Мне было неуютно и даже страшно. Но при торге он легко согласился на два евро, с тем и оставил меня, вернувшись к крепости, чтобы разыскать там очередных простаков из русскоговорящих праздношатающихся туристов. Мне хочется верить, что эти добрые греки вовсе и не греки, а так – проходимцы. И все они появились Бог знает откуда, чтобы выдать себя за греков, тем более, что туристов хватит на каждого мошенника. Но надо сказать, что они промышляют своим мелким бизнесом только в городах, где и так много негодяев, сбежавших сюда из Албании или еще откуда. И потому в городе лучше держать ухо востро, благо, больших городов в Греции не так и много. А туристам, забредшим на осмотр крепости или акрополя, надо быть осмотрительным – и не заговаривать с незнакомцами, решившими им помочь.
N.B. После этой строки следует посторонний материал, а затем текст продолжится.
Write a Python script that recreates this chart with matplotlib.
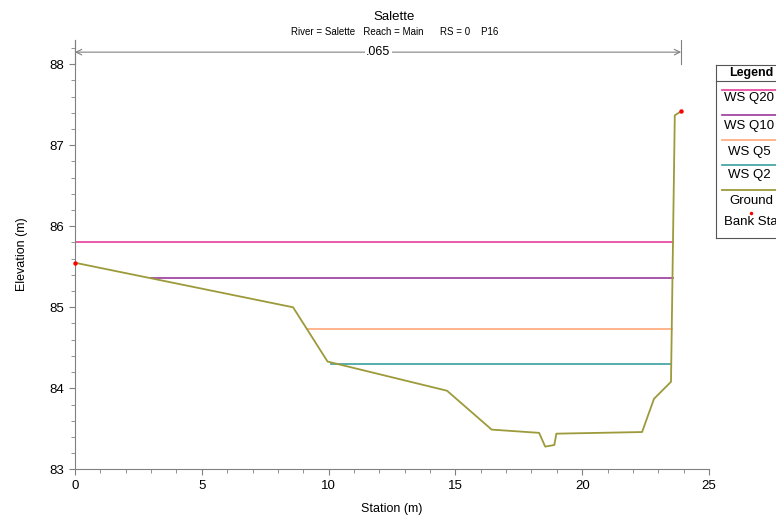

Русские в магазинах немного хитрят, впрочем, как и греки. Две ловкие тетки в магазинчике Спарты предложили нам на чистом русском купить настоящую фету экологической фермы и оливки «от дедушки мужа», а не те, что стоят на прилавке. Цена была чуть выше, мы махнули рукой и согласились. Но тут у них совершенно неожиданно сломалась касса. И рассчитаться можно было только наличными. Наверное, здесь какая-то хитрость, но фета оказалась недурна.
Не знаю, как я осталась жива, осмотрев все, что можно увидеть в Афинах. Зачем об этом писать, когда все это сто раз описано. Я не первый и не последний очарованный странник, прибывший сюда «Чтоб мрамор сахарный толочь, Влезает белкой на Акрополь»…
Но все осмысление было далеко впереди, а пока… Пока мне хотелось только упасть на кровать в отеле на пешеходной улице Зенона, где нам на эту ночь предоставили очень дешевый номер с окнами во двор, а не на веселую улицу.
Утром самолет из аэропорта Венизелоса увез меня в Москву. Где только что Ельцин вышел на второй тур в выборах. И все было хорошо. Только в Москве я никак не могла справиться с вкусовыми ощущениями – помидоры, персики и виноград были совершенной дрянью, которую и проглотить нельзя, невозможно, никак не получается.
Самое трудное по возвращении из прекрасной Эллады – привыкнуть к вкусу невкусной обычной еды, принять ее, забыть аромат и сладость той жизни. Этого не будет целый год или не будет никогда. Но я знала, что вернусь в Грецию. Потому что влюбилась. Навсегда.